Вокруг с криком бегал теленок и словно просил пощадить его мать. Для него-то она была самой хорошей. Чтобы изменить запах важенки, мы подпалили спичками шерсть, отрезали ей кончики ушей и хвоста, а чтобы изменить облик, изрезали на ней весь мех, так что он висел клочьями, и другие олени еще много дней после этого шарахались от «тетки» в сторону. С тех пор важенка уже не трогала телячьих ножек.

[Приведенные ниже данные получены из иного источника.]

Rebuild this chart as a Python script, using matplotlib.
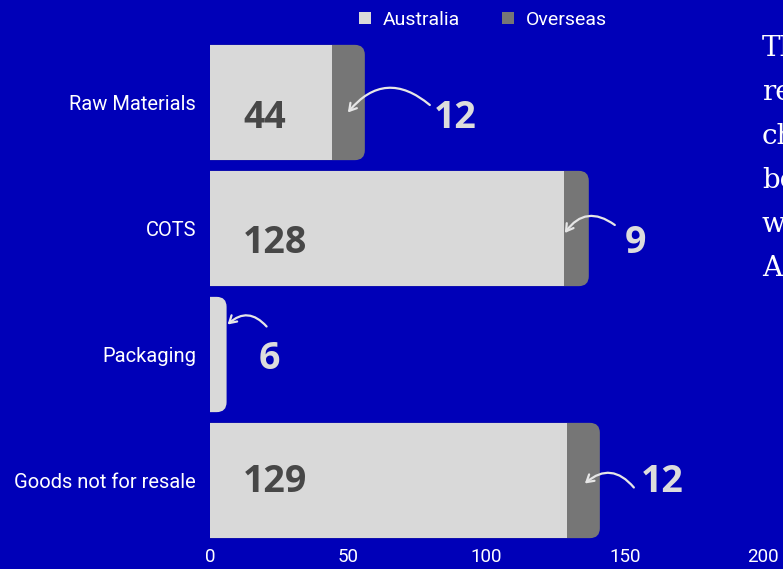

Наступил день моего отъезда. Рано утром мы решили просчитать стадо Кильно. Приехали пастухи, пасшие до этого бык-табун. Вдвоем с одним из них мы сели на пригорке с записными книжками, а Степан с Ваямом и Кававтагиным начали осторожно, понемногу перегонять табун перед нашими глазами. Сначала олени были смущены, звали своих телят, с недоумением смотрели на людей. Потом, когда справа от нас уже набралась довольно большая группа, те, что были слева, начали сами стремиться к ним. Теперь пастухи заботились лишь о том, чтобы табун не двинулся весь сразу, чтобы олени тянулись узкой цепочкой, которую мы легко могли пересчитать.
В записной книжке у меня заранее было подсчитано, сколько телят должно оказаться, если Степан только выполнил план, и сколько — если он выполнил соцобязательство. В оленеводстве принято рассчитывать среднее количество телят, родившихся на сотню важенок. По плану наш совхоз должен был получить 82 теленка, но впереди больше половины года, за которые немало телят еще могло погибнуть. Так что мне хотелось бы насчитать 90 или больше телят на сотню важенок. Как пригодились бы сейчас десять оленят, задушенных медведем, и те, которых не стали кормить, бросили, несмотря на старания пастухов, матери.
Вот уже последняя важенка с совсем маленьким, только вчера родившимся олененком прошла перед нами. Степан еще издалека кричит мне:
— Ну как?
Неплохо. Есть и план, и выполнено соцобязательство. Конечно, могло бы быть еще лучше. Что ж, будем ждать следующего года.